Probleme im Übergang
Deutschland ist gut beraten, das Migrationsgeschehen an seiner östlichen Grenze genauer in den Blick zu nehmen. Die Zahl illegaler Aufgriffe verdoppelt sich von Monat zu Monat – so wie dies in den Jahren vor 2015 geschah. Die Lage ist geprägt von neuen Fluchtanlässen, etwa in Afghanistan. Hinzu kommt, dass der weißrussische Diktator mit Flüchtlingen die EU herauszufordern versucht. Wichtig ist zudem die Bereitschaft, schnell zu reagieren. Das gilt ganz besonders für die primär Verantwortlichen, die sich ausdrücklich vorgenommen haben, dass sich „2015 nicht wiederholen“dürfe: Angela Merkel und Horst Seehofer, die damaligen Parteichefs von CDU und CSU und nun gemeinsam Abtretenden.
Der Abtritt macht die Sache komplizierter. Denn es ist ungeschriebenes Gesetz der deutschen Nachkriegsgeschichte, dass eine noch amtierende Regierung eine nachfolgende nicht vor vollendete Tatsachen stellt. Das bedeutet nicht, vor wichtigen Reaktionen erst die Kanzlerwahl abwarten zu müssen. Der Machtwechsel ist vom Grundgesetz nicht ohne Grund als nahtloser Prozess vorgesehen. Alle bleiben auf ihrem Posten, bis eine neue Regierung ernannt ist. Allerdings besteht auch kein Grund zu nervösen Reaktionen. Deutschland ist seit 2015 einen weiten Weg gegangen, um auch mit krisenhaften Zuspitzungen besser umgehen zu können. War selbst das Registrierungssystem für Neuankömmlinge so schlecht organisiert, dass sich Terrorwillige ein Dutzend Identitäten zulegen konnten, ist Vergleichbares nun nahezu ausgeschlossen. Auch bei der Unterbringung gibt es Reserven. Gleichwohl ist eine „wird-schon-von-alleine-klappen“-Einstellung falsch.

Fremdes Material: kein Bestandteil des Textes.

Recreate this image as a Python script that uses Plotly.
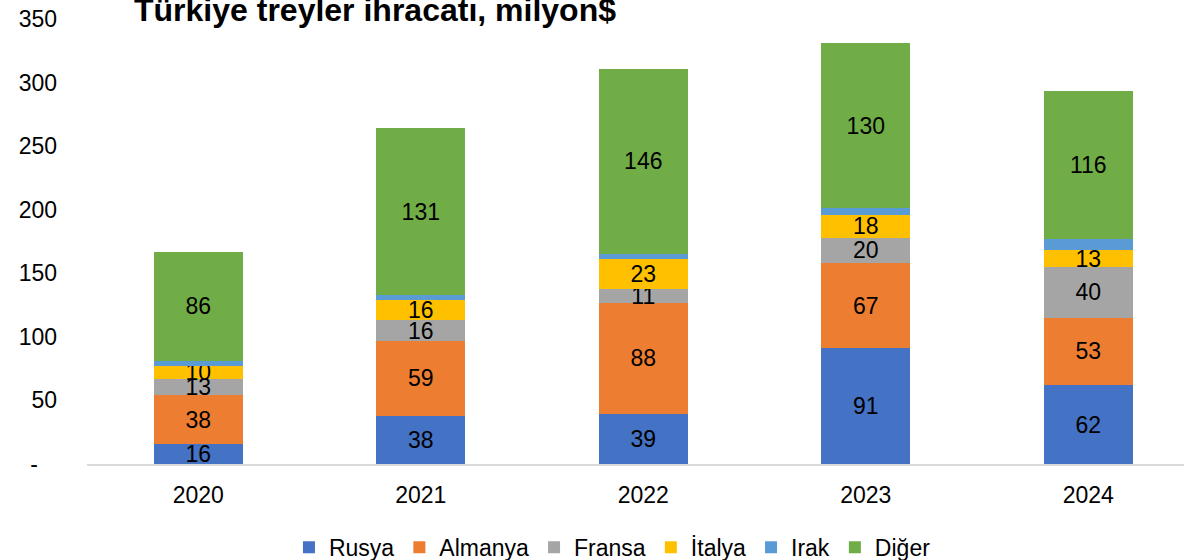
import plotly.graph_objects as go

years = ["2020", "2021", "2022", "2023", "2024"]
rusya = [16, 38, 39, 91, 62]
almanya = [38, 59, 88, 67, 53]
fransa = [13, 16, 11, 20, 40]
italya = [10, 16, 23, 18, 13]
irak = [4, 4, 4, 5, 9]
diger = [86, 131, 146, 130, 116]

series = [
    ("Rusya", rusya, "#4472C4", True),
    ("Almanya", almanya, "#ED7D31", True),
    ("Fransa", fransa, "#A5A5A5", True),
    ("İtalya", italya, "#FFC000", True),
    ("Irak", irak, "#5B9BD5", False),
    ("Diğer", diger, "#70AD47", True),
]

FONT = "Liberation Sans, Arial, sans-serif"
FS = 23
fig = go.Figure()
for name, vals, color, lab in series:
    fig.add_trace(go.Bar(
        x=years, y=vals, name=name,
        marker=dict(color=color, line=dict(width=0)),
        width=0.4,
        text=[str(v) for v in vals] if lab else None,
        textposition="inside" if lab else "none",
        insidetextanchor="middle",
        textangle=0,
        constraintext="none",
        cliponaxis=False,
        textfont=dict(color="black", size=FS, family=FONT),
    ))

fig.update_layout(
    barmode="stack",
    width=1184, height=560,
    margin=dict(l=87, r=0, t=19, b=96, autoexpand=False),
    plot_bgcolor="white", paper_bgcolor="white",
    font=dict(family=FONT, size=FS, color="black"),
    uniformtext=dict(minsize=FS, mode="show"),
    title=dict(text="<b>Türkiye treyler ihracatı, milyon$</b>", x=134/1184, xanchor="left",
               y=1 - 10/560, yanchor="middle", font=dict(size=32, family=FONT, color="black")),
    legend=dict(orientation="h", x=0.479, xanchor="center", y=-0.187, yanchor="middle",
                font=dict(size=FS, family=FONT), itemwidth=30, traceorder="normal",
                tracegroupgap=0),
    showlegend=True,
)
fig.update_xaxes(range=[-0.5, 4.43], showline=True, linecolor="#D9D9D9", linewidth=1.5,
                 showgrid=False, ticks="", ticklabelstandoff=10, fixedrange=True,
                 automargin=False)
fig.update_yaxes(range=[0, 350], tickvals=[0, 50, 100, 150, 200, 250, 300, 350],
                 ticktext=["-   ", "50", "100", "150", "200", "250", "300", "350"],
                 showgrid=False, zeroline=False, showline=False, ticks="",
                 ticklabelstandoff=29, automargin=False)

fig.write_html("out.html", config={"displayModeBar": False},
               post_script="document.body.style.margin='0';")
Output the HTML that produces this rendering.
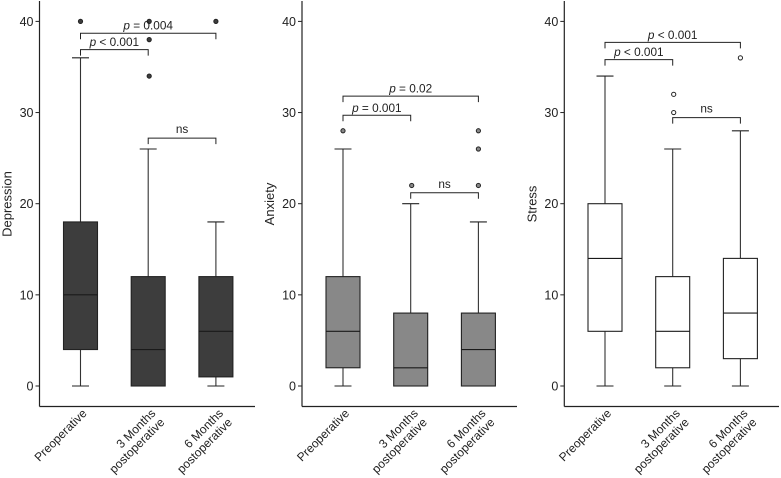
<!DOCTYPE html>
<html lang="en">
<head>
<meta charset="utf-8">
<title>Depression, Anxiety and Stress box plots</title>
<style>
html,body{margin:0;padding:0;background:#fff;width:781px;height:478px;overflow:hidden}
svg{display:block}
text{font-family:"Liberation Sans",Arial,sans-serif;fill:#222}
</style>
</head>
<body>
<svg id="chart" width="781" height="478" viewBox="0 0 781 478" xmlns="http://www.w3.org/2000/svg"></svg>
<script>
const yTicks = [0, 10, 20, 30, 40];
const categoryLines = [["Preoperative"], ["3 Months", "postoperative"], ["6 Months", "postoperative"]];
const panelTitles = ["Depression", "Anxiety", "Stress"];

const depressionWhiskerLow = [0, 0, 0];
const depressionQ1 = [4, 0, 1];
const depressionMedian = [10, 4, 6];
const depressionQ3 = [18, 12, 12];
const depressionWhiskerHigh = [36, 26, 18];
const depressionOutliers = [[40], [34, 38, 40], [40]];
const depressionBrackets = [["p", " < 0.001", 0, 1, 36.9], ["p", " = 0.004", 0, 2, 38.7], ["", "ns", 1, 2, 27.2]];

const anxietyWhiskerLow = [0, 0, 0];
const anxietyQ1 = [2, 0, 0];
const anxietyMedian = [6, 2, 4];
const anxietyQ3 = [12, 8, 8];
const anxietyWhiskerHigh = [26, 20, 18];
const anxietyOutliers = [[28], [22], [22, 26, 28]];
const anxietyBrackets = [["p", " = 0.001", 0, 1, 29.7], ["p", " = 0.02", 0, 2, 31.8], ["", "ns", 1, 2, 21.2]];

const stressWhiskerLow = [0, 0, 0];
const stressQ1 = [6, 2, 3];
const stressMedian = [14, 6, 8];
const stressQ3 = [20, 12, 14];
const stressWhiskerHigh = [34, 26, 28];
const stressOutliers = [[], [30, 32], [36]];
const stressBrackets = [["p", " < 0.001", 0, 1, 35.8], ["p", " < 0.001", 0, 2, 37.7], ["", "ns", 1, 2, 29.45]];

const svg = document.getElementById('chart');
const NS = 'http://www.w3.org/2000/svg';
const yScale = v => 386 - v * 9.115;

function make(tag, attrs, parent) {
  const node = document.createElementNS(NS, tag);
  for (const k in attrs) node.setAttribute(k, attrs[k]);
  parent.appendChild(node);
  return node;
}
function line(parent, x1, y1, x2, y2, stroke, width) {
  return make('line', {x1: x1, y1: y1, x2: x2, y2: y2, stroke: stroke, 'stroke-width': width}, parent);
}

function drawPanel(cfg) {
  const g = make('g', {}, svg);
  
  
  const xScale = i => cfg.x0 + i * 67.7;

  const yAxis = line(g, cfg.axisX, 1, cfg.axisX, 406.5, '#222', 1.2);
  
  
  const xAxis = line(g, cfg.axisX, 406.5, cfg.axisEnd, 406.5, '#222', 1.2);
  
  

  yTicks.forEach(t => {
    const tick = line(g, cfg.axisX - 4, yScale(t), cfg.axisX, yScale(t), '#222', 1);
    
    
    const label = make('text', {x: cfg.axisX - 6, y: yScale(t) + 4.5, 'text-anchor': 'end', 'font-size': 12.5}, g);
    label.textContent = t;
    
    
  });

  const title = make('text', {transform: 'translate(' + (cfg.axisX - 28) + ',204) rotate(-90)', 'text-anchor': 'middle', 'font-size': 13}, g);
  title.textContent = cfg.title;
  
  

  cfg.median.forEach((m, i) => {
    const cx = xScale(i);
    const box = make('g', {}, g);
    
    
    line(box, cx, yScale(cfg.low[i]), cx, yScale(cfg.high[i]), '#333', 1.1);
    line(box, cx - 8.5, yScale(cfg.low[i]), cx + 8.5, yScale(cfg.low[i]), '#222', 1.1);
    line(box, cx - 8.5, yScale(cfg.high[i]), cx + 8.5, yScale(cfg.high[i]), '#222', 1.1);
    make('rect', {x: cx - 17, y: yScale(cfg.q3[i]), width: 34, height: yScale(cfg.q1[i]) - yScale(cfg.q3[i]), fill: cfg.fill, stroke: '#222', 'stroke-width': 1.1}, box);
    line(box, cx - 17, yScale(m), cx + 17, yScale(m), '#1a1a1a', 1.1);
    cfg.outliers[i].forEach(o => {
      const dot = make('circle', {cx: cx + (i === 1 ? 1 : 0), cy: yScale(o), r: 2.1, fill: cfg.fill, stroke: '#222', 'stroke-width': 1}, box);
      
      
    });

    const lines = categoryLines[i];
    lines.forEach((txt, n) => {
      const lx = cx + 7 + (lines.length - 1 ? 1 : 0) + n * 9;
      const ly = 414 + n * 9;
      const lab = make('text', {transform: 'translate(' + lx + ',' + ly + ') rotate(-45)', 'text-anchor': 'end', 'font-size': 12}, g);
      lab.textContent = txt;
      
      
    });
  });

  cfg.brackets.forEach(b => {
    const x1 = xScale(b[2]);
    const x2 = xScale(b[3]);
    const y = yScale(b[4]);
    const bracket = make('path', {d: 'M' + x1 + ' ' + (y + 6) + 'V' + y + 'H' + x2 + 'V' + (y + 6), fill: 'none', stroke: '#222', 'stroke-width': 1}, g);
    
    
    const label = make('text', {x: (x1 + x2) / 2, y: y - (b[0] ? 3.5 : 5), 'text-anchor': 'middle', 'font-size': 11.8}, g);
    
    
    if (b[0]) {
      const italic = make('tspan', {'font-style': 'italic'}, label);
      italic.textContent = b[0];
    }
    const rest = make('tspan', {}, label);
    rest.textContent = b[1];
  });
}

drawPanel({name: 'depression', title: panelTitles[0], axisX: 39.5, axisEnd: 255, x0: 80.5, fill: '#3d3d3d',
  low: depressionWhiskerLow, q1: depressionQ1, median: depressionMedian, q3: depressionQ3, high: depressionWhiskerHigh,
  outliers: depressionOutliers, brackets: depressionBrackets});
drawPanel({name: 'anxiety', title: panelTitles[1], axisX: 302, axisEnd: 517, x0: 343, fill: '#888888',
  low: anxietyWhiskerLow, q1: anxietyQ1, median: anxietyMedian, q3: anxietyQ3, high: anxietyWhiskerHigh,
  outliers: anxietyOutliers, brackets: anxietyBrackets});
drawPanel({name: 'stress', title: panelTitles[2], axisX: 564.3, axisEnd: 779, x0: 605, fill: '#ffffff',
  low: stressWhiskerLow, q1: stressQ1, median: stressMedian, q3: stressQ3, high: stressWhiskerHigh,
  outliers: stressOutliers, brackets: stressBrackets});
</script>
</body>
</html>
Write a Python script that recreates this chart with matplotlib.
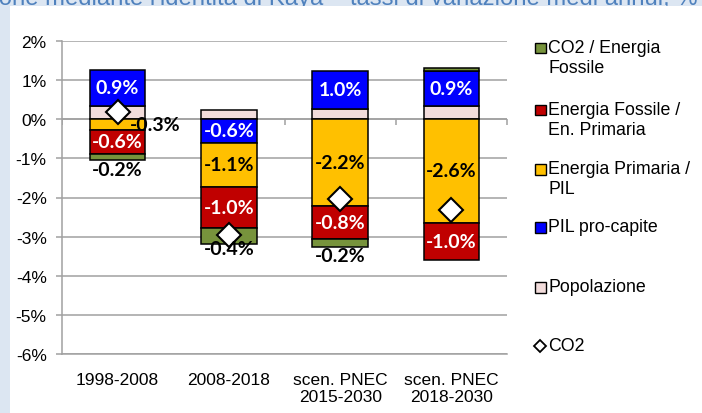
import matplotlib
matplotlib.use('Agg')
import matplotlib.pyplot as plt
import numpy as np
from matplotlib.patches import Rectangle
from matplotlib.lines import Line2D

# dati (tassi di variazione medi annui, %)
categories = ['1998-2008', '2008-2018', 'scen. PNEC\n2015-2030', 'scen. PNEC\n2018-2030']
popolazione = [0.35, 0.24, 0.26, 0.34]
pil_pro_capite = [0.90, -0.60, 0.98, 0.90]
energia_primaria_pil = [-0.27, -1.13, -2.22, -2.64]
fossile_primaria = [-0.62, -1.04, -0.84, -0.96]
co2_fossile = [-0.16, -0.42, -0.20, 0.08]
co2 = [0.18, -2.97, -2.05, -2.31]

W, H = 702, 414
GRAY = '#a0a0a0'
plt.rcParams['font.family'] = ['Liberation Sans', 'DejaVu Sans']


def fx(x):
    return x / W


def fy(y):
    return 1 - y / H


fig = plt.figure(figsize=(W / 100, H / 100), dpi=100)
fig.patch.set_facecolor('#dce6f2')

# titolo tagliato in alto
fig.text(fx(698), fy(5.5), "Decomposizione mediante l'identità di Kaya – tassi di variazione medi annui, %",
         ha='right', va='baseline', fontsize=17.2, color='#4f81bd', zorder=-3)
fig.patches.append(Rectangle((fx(10), 0), 1, fy(7), transform=fig.transFigure,
                             facecolor='white', edgecolor='none', zorder=-2))

ax = fig.add_axes([fx(62), 59 / H, 445 / W, 313 / H])
ax.set_facecolor('none')

x = np.arange(len(categories))
width = 0.5

# serie in ordine di impilamento (stile Excel: positivi e negativi separati)
series = [
    ('Popolazione', popolazione, '#f2dcdb', None),
    ('PIL pro-capite', pil_pro_capite, '#0000ff', 'white'),
    ('Energia Primaria /\nPIL', energia_primaria_pil, '#ffc000', 'black'),
    ('Energia Fossile /\nEn. Primaria', fossile_primaria, '#c00000', 'white'),
    ('CO2 / Energia\nFossile', co2_fossile, '#77933c', 'black'),
]

pos_base = np.zeros(len(x))
neg_base = np.zeros(len(x))
for name, vals, color, lab_col in series:
    vals = np.array(vals)
    bottoms = np.where(vals >= 0, pos_base, neg_base)
    ax.bar(x, vals, width, bottom=bottoms, color=color, edgecolor='black',
           linewidth=1.1, zorder=3)
    if lab_col is not None:
        for i, v in enumerate(vals):
            if name.startswith('CO2') and v > 0:
                continue
            dx, dy = 0, 0
            if name.startswith('CO2'):
                dy = -9
            if name.startswith('Energia Primaria') and i == 0:
                dx = 27
            ax.annotate(f'{v:.1f}%', (x[i], bottoms[i] + v / 2), xytext=(dx, dy),
                        textcoords='offset points', ha='center', va='center',
                        fontsize=14, fontweight='bold', color=lab_col,
                        family=['Lato', 'DejaVu Sans'], zorder=6)
    pos_base = pos_base + np.where(vals >= 0, vals, 0)
    neg_base = neg_base + np.where(vals < 0, vals, 0)

ax.plot(x, co2, ls='none', marker='D', ms=12.5, markerfacecolor='white',
        markeredgecolor='black', markeredgewidth=1.5, zorder=5)

# asse delle categorie a 0
ax.axhline(0, color=GRAY, lw=1.1, zorder=2)
ax.plot(np.arange(-0.5, 4, 1), np.zeros(5), ls='none', marker=3, ms=4,
        color=GRAY, markeredgewidth=1.1, zorder=2)

ax.set_xlim(-0.5, 3.5)
ax.set_ylim(-6, 2)
ax.set_yticks(np.arange(-6, 3, 1))
ax.set_yticklabels([f'{v}%' for v in range(-6, 3)])
ax.set_xticks(x)
ax.set_xticklabels(categories)
ax.tick_params(axis='x', length=0, pad=13, labelsize=12.5)
ax.tick_params(axis='y', length=4, color=GRAY, width=1.1, pad=7, labelsize=12.5)
ax.yaxis.grid(True, color=GRAY, lw=1.1)
ax.set_axisbelow(True)
for s in ['top', 'right']:
    ax.spines[s].set_visible(False)
for s in ['left', 'bottom']:
    ax.spines[s].set_color(GRAY)
    ax.spines[s].set_linewidth(1.1)

# legenda manuale
legend_rows = [49, 111, 170.5, 228.5, 288.5, 347]
sq = 10.5
for (name, vals, color, _), yy in zip(series[::-1], legend_rows):
    fig.patches.append(Rectangle((fx(535), fy(yy + sq / 2)), sq / W, sq / H,
                                 transform=fig.transFigure, facecolor=color,
                                 edgecolor='black', lw=1.0))
    fig.text(fx(548), fy(yy - 9), name, ha='left', va='top', fontsize=12.8,
             linespacing=1.2, transform=fig.transFigure)
fig.lines.append(Line2D([fx(540)], [fy(legend_rows[-1])], transform=fig.transFigure,
                        marker='D', ms=6.5, markerfacecolor='white',
                        markeredgecolor='black', markeredgewidth=1.3, ls='none'))
fig.text(fx(548), fy(legend_rows[-1]), 'CO2', ha='left', va='center', fontsize=12.8)

fig.savefig('out.png', dpi=100)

Wer sich die Millionen von Menschen vor Augen hält, die sich vor dem neuen Taliban-Schreckenssystem in Sicherheit zu bringen versuchen, ist gut beraten, die Komponenten großer Lösungen vorzubereiten.
Aktuell geht es darum, problematische Auswirkungen so gut wie möglich im Griff zu behalten, ohne den Grenzverkehr lahmzulegen. Massiv verstärkte Schleierfahndung gehört genauso dazu, wie Interventionen gegen die Drahtzieher in Weißrussland und Unterstützung der Polen an der EU-Außengrenze. Wichtig ist vor allem eines: Klare Botschaften. Die erreicht Deutschland in Zeiten des Überganges nur, wenn die Repräsentanten einer künftigen Regierung von der aktuellen in die wesentlichen Überlegungen mit eingebunden werden. Frau Merkel und Herr Seehofer, übernehmen Sie! Aber nur zusammen mit Olaf Scholz, Annalena Baerbock und Christian Lindner. Das könnte als Nebeneffekt die Inhalte des entstehenden Koalitionsvertrages näher an die akuten Probleme heranbringen.